Watching this, on Yannic Kilcher’s transformer channel :

GOES

  • Finish E-QiP paperwork – Nope. Gotta fix some things
  • 2:00 Meeting with Vadim.
    • I think we don’t need to determine the sign of the rotation, since there is a single axis of rotation. Going to see if that helps. Nope
    • Just discovered that the deg/rad for get_angle() were reversed! AND THAT FIXED IT
https://viztales.com/wp-content/uploads/2020/10/image-18.png
  • Did a little extra bug hunting and added a commanded rate limiter, which needs to be tweaked.

GPT-2 Agents

  • Sim has the Melville model, hopefully there will be some results as well. There are and it looks pretty good. I also had her do some longer texts to see what effect that has. It doesn’t appear to be that much?
  • 3:30 Meeting
    • Work through options for US model. Show the results from the Arabic full tweet probe. One of the neat things about that approach is that the process can be automated as long as there is access to the DB. It will require a way of breaking the results on the training boundary
    • This makes me want to revisit the MD model and see how taking sentences at random could show alternate(?) plot trajectories. Hmm. Not as clear as I thought it would be.
    • Need to start on the Chinese translator/parser
    • Did some interesting word clouds based on the Arabic tweets

Book

  • Move all the chimp stuff into it’s own section. Start to bring in other animal behavior?
  • Work on Moby-Dick. Found a nice summary here: sparknotes.com/lit/mobydick. Continued writing. Now at mobydick/section5 in the summary.
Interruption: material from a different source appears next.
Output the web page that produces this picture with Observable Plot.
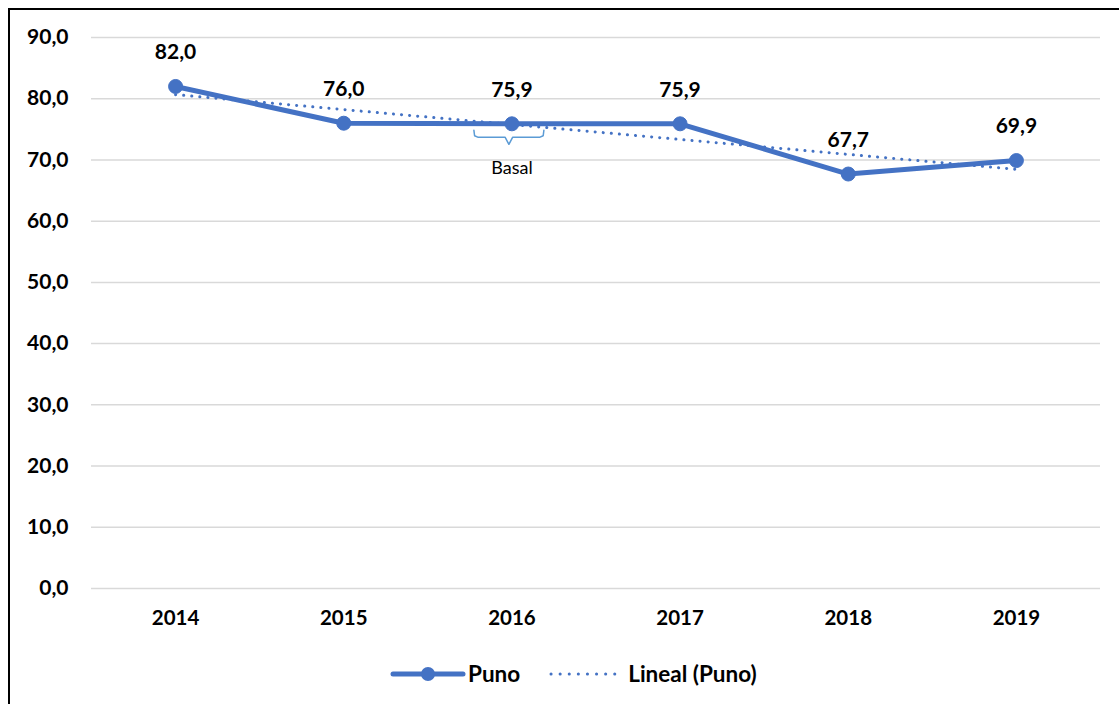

DHS PLANXS – Need to review the AI/ML section

Phil 10.26.20

I did a thing on Reddit

GOES

  • Time for a E-QiP of paperwork – Can’t log in. Yay! Fixed. Updating, rather than starting from scratch, which is nice
  • Looking at rotation code. Vadim didn’t update. Now he has
  • 2:00 Meeting with Vadim.
    • I think we don’t need to determine the sign of the roatation, since there is a single axis of rotation. Going to see if that helps.

GPT-2 Agents

Book

  • Move all the chimp stuff into it’s own section. Start to bring in other animal behavior?
  • Work on Moby-Dick. Found a nice summary here: sparknotes.com/lit/mobydick

#COVID

  • 3:00 Meeting to go over results and figure out what to do next
    • Went over a lot. I also tried a tweet as the prompt, and it generated very specific, diverging results. I think this is a good mechanism. It could even be that we search through the original corpora to find tweets that reflect what we are interested in, and use those as probes. Uploaded a lot to the shared folder
    • Next meeting is on Nov 3rd (cue ominous music) to discuss next steps

Phil 10.23.20

This never stops being horrible

https://public.flourish.studio/visualisation/3603910/

Book

  • Still spending a lot of on chimpanzee behavior. Writing more about how alliance-building works and starting to set up (finally!) Moby-Dick
  • 4:00 Meeting with Michelle

GOES

  • Got my E-QIP number. Time for a lot of paperwork
  • 10:00 Meeting with Vadim. Good progress, but we’re not *quite* there yet. More on Monday
  • 1:30 Fingerprinting. Leave at 12:30? Done!